5 patterns I discovered after coaching 100 early-stage startups
I’ve coached 100+ early-stage startups at Georgia Tech and across the southeast over the past five years.
It’s been an incredible opportunity to give back by helping passionate founders grow and build great products.
During my interactions with founders, I’ve discovered patterns based on which early-stage startups succeed and fail.
Here are 5 patterns that stand out:
1. Founders focus too much on investors and fundraising instead of customers and the product.
Why? The media covers and celebrates startups raising big rounds of funding, but this is usually a distraction for early-stage teams. You should focus on launching a great product and getting users onboard first. Customers are the best source of funding because they help you improve your product and don’t take away equity from your company.
Raising seed funding for a startup typically takes 3-9 months, and it’s basically a full-time job. You’ll be pulled away from your business as you meet with investors, review legal documents, send cold emails, and improve your pitch deck. Even if an investor does say yes, you give away a very large amount of equity because you’re so early - usually upwards of 25%. Instead of fundraising, make sure you’re building the right product and start getting revenue from customers.
2. Teams that succeed often pivot at least once. Those who never consider a pivot usually fail.
Why? The best teams constantly run experiments and gain new evidence that disproves early assumptions. Founders who stick to a linear path based on a rigid “business plan” don’t consider unknown unknowns and incorrect assumptions. A startup should be running quick experiments to find a scalable and repeatable business model.
You should explicitly make a list of the assumptions necessary for your business to succeed and start testing them. Startups are primarily a mechanism to iterate and learn more about customers, the problem they experience and how you can help. It typically takes a startup a couple years to find product-market fit and another few years to start getting significant traction. Listen to your customers and consider pivoting when you notice an opportunity.
3. Successful founders usually are scratching their own itch.
Why? Many founders are already their own customer and have a deep understanding of the problem and industry. This is a huge advantage because understanding your customer and the problem they experience is critical to building the right product. If you aren’t your own customer (and even if you are), you will need hundreds of customer interviews to begin to truly understand them.
Most humans make decisions emotionally and back them up logically. It’s the reason why companies pour millions into building strong brands that influence our purchasing behavior. You must understand the deep emotional and psychological impacts of a problem, and it’s very difficult to have this level of empathy without personally experiencing it. It can be done, but founders who currently or previously lived through the problem they solve have a big advantage.
4. Teams that haven’t found product-market fit within 24 months rarely find it without pivoting.
Why? The market always wins, so listen to your customers and find the real problem. It’s unlikely that you’ll nail solving the right problem with the right product for the right customers on your first product launch. If you observe and listen to customers carefully, odds are you’ll discover something unexpected that leads you to pivot to a successful product, customer, or business model.
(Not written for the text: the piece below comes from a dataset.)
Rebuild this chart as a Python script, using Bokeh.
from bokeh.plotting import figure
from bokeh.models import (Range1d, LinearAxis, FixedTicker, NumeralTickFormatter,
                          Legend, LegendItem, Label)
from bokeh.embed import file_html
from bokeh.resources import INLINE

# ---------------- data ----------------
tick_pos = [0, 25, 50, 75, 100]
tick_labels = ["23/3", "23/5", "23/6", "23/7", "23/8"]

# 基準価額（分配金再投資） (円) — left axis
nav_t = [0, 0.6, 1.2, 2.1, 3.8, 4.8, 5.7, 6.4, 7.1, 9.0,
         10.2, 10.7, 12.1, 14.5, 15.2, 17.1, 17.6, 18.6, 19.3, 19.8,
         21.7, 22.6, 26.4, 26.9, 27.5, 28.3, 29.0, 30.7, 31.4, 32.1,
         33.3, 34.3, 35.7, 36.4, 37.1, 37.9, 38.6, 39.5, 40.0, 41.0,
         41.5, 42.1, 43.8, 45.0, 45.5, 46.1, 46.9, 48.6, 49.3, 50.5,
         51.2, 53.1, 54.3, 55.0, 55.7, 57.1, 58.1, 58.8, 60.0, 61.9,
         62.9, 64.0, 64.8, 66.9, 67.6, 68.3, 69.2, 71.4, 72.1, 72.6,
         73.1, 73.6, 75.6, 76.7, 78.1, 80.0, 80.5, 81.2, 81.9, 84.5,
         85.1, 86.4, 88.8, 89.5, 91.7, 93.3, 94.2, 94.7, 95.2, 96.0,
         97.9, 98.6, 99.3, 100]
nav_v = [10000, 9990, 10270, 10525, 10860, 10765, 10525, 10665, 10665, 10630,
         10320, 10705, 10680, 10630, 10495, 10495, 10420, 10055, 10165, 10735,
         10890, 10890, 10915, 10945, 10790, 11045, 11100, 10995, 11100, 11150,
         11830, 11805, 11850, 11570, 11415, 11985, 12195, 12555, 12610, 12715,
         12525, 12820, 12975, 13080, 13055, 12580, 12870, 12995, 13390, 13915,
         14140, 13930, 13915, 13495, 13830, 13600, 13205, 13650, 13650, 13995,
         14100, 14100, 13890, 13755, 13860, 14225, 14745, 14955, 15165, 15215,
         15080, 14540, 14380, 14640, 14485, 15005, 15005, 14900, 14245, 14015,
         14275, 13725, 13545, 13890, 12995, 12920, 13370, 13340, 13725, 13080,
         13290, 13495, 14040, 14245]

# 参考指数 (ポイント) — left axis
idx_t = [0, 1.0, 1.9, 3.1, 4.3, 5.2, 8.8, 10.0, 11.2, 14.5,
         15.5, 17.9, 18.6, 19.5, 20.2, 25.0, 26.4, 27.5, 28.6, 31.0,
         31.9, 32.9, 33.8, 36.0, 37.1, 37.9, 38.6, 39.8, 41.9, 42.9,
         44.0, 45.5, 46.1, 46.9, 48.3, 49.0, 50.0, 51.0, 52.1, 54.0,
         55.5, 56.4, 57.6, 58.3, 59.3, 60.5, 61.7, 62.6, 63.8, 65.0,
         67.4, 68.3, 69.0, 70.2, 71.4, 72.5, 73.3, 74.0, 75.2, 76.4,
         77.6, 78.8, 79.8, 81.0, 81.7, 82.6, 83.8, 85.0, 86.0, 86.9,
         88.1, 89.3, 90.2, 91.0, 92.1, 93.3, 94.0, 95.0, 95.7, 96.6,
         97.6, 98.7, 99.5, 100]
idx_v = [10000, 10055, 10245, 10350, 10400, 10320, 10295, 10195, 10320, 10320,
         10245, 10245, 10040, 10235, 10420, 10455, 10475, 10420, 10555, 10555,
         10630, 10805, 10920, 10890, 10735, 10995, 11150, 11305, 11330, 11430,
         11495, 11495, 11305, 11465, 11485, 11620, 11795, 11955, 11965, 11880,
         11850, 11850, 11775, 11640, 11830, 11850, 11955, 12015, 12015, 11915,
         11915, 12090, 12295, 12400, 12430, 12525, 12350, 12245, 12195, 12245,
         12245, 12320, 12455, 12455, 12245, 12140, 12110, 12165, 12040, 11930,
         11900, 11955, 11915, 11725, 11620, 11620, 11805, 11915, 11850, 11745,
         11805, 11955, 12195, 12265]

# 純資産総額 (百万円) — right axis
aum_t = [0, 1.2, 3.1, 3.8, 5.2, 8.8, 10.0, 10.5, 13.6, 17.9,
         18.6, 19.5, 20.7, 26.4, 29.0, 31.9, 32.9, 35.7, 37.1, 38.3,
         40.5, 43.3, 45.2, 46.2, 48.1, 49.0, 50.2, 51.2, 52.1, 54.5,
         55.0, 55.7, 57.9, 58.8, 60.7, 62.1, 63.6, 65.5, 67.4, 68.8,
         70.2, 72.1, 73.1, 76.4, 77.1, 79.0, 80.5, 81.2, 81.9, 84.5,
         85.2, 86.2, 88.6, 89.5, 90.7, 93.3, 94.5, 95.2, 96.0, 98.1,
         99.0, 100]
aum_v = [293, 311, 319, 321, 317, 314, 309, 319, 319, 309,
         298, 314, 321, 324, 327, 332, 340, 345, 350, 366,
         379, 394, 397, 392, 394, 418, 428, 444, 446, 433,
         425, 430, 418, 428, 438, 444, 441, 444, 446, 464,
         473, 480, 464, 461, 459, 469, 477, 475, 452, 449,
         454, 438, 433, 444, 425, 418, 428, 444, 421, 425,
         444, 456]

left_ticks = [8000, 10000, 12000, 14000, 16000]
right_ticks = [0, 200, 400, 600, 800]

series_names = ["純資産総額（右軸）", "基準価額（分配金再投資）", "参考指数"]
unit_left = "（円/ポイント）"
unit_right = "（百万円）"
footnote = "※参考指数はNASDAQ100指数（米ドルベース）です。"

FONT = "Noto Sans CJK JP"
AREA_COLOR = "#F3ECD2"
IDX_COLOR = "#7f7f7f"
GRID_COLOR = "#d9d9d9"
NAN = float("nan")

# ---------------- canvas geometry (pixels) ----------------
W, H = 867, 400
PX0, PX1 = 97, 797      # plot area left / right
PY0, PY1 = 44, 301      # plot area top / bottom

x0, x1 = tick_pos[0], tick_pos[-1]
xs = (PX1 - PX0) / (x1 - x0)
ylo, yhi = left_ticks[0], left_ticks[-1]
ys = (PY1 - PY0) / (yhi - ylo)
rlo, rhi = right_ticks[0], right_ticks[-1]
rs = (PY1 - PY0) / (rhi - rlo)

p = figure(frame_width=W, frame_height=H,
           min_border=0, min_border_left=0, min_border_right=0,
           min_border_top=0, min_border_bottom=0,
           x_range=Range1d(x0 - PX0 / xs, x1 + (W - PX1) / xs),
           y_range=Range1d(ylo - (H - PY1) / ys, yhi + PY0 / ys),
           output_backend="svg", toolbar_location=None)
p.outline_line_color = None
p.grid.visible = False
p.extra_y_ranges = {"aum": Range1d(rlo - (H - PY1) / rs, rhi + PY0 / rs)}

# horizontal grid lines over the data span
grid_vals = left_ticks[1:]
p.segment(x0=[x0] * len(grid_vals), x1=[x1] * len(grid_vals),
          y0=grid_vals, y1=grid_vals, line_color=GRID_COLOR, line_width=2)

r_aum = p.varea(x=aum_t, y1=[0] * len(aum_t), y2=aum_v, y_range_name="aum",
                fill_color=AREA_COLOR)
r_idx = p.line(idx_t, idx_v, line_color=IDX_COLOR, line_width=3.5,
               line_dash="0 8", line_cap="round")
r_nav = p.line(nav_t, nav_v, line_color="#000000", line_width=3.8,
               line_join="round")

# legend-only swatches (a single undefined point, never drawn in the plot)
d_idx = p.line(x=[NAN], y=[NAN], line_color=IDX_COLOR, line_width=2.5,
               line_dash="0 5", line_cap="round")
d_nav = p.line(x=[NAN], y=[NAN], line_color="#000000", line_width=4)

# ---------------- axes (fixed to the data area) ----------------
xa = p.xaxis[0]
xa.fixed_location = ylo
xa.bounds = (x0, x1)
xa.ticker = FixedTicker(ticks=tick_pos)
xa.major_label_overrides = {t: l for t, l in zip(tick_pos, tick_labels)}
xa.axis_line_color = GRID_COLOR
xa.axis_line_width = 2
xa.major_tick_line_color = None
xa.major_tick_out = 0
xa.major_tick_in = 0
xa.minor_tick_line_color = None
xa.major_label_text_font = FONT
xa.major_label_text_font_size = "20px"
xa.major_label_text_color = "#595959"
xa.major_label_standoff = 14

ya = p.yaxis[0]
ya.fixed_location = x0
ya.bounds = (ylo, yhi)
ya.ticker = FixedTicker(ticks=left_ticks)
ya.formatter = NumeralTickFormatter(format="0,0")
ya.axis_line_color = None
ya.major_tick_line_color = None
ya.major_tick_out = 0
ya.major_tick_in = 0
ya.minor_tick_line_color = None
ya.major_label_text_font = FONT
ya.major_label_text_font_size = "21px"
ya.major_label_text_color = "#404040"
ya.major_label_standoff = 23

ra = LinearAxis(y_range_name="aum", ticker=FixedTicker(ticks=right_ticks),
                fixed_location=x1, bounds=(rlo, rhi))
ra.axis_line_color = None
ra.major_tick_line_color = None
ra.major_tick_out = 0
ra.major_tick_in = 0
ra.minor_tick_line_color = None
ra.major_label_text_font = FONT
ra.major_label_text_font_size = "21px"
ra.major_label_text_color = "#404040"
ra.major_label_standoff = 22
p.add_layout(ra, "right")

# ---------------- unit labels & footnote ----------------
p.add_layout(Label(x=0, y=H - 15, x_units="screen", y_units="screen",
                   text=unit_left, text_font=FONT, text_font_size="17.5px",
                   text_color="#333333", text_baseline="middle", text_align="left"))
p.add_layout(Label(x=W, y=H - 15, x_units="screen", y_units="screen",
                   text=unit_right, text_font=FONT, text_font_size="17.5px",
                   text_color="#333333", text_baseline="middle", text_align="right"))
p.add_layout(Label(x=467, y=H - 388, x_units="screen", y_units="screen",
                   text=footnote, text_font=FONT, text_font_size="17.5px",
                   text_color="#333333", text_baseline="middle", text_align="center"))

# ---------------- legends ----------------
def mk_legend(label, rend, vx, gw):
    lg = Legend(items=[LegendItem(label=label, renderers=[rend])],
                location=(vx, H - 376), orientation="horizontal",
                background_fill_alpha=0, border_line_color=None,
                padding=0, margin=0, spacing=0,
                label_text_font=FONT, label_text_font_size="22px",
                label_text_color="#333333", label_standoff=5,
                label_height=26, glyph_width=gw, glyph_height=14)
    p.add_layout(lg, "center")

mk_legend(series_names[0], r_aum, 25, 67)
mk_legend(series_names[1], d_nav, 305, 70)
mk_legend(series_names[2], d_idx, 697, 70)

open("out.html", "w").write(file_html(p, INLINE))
One important lesson to remember: it’s not what you know – it’s what you notice. The best founders have discovered a “secret truth” about how humans behave in relation to a problem they experience. The best products attack this problem head on. If the timing is right, your product will start gaining traction in a couple years. If you’re not seeing progress, don’t be afraid to abandon a bad idea and pivot to something different.
5. Successful founders are more passionate about the problem they solve than their own product.
Why? Brand new products rarely succeed right away, and it can take months or years of experiments and iterating before things finally click. You must have enough passion to help you persist through all the failures. If you aren’t obsessively passionate about the problem, you’ll probably give up too early when things get hard.
Additionally, there are many different ways to solve a problem customers experience. Obsessing over your own product will limit your focus to only one possible solution when there could be better alternatives. Becoming obsessed with your customers and how you help them solve a problem is a much more fulfilling route that leads to better products. It’s easy to become emotionally attached to something you’ve built, but this can cause you to lose sight of the bigger picture and strategy behind your business.
Keep these patterns in mind to make sure you’re focusing on what matters most while building your startup and product.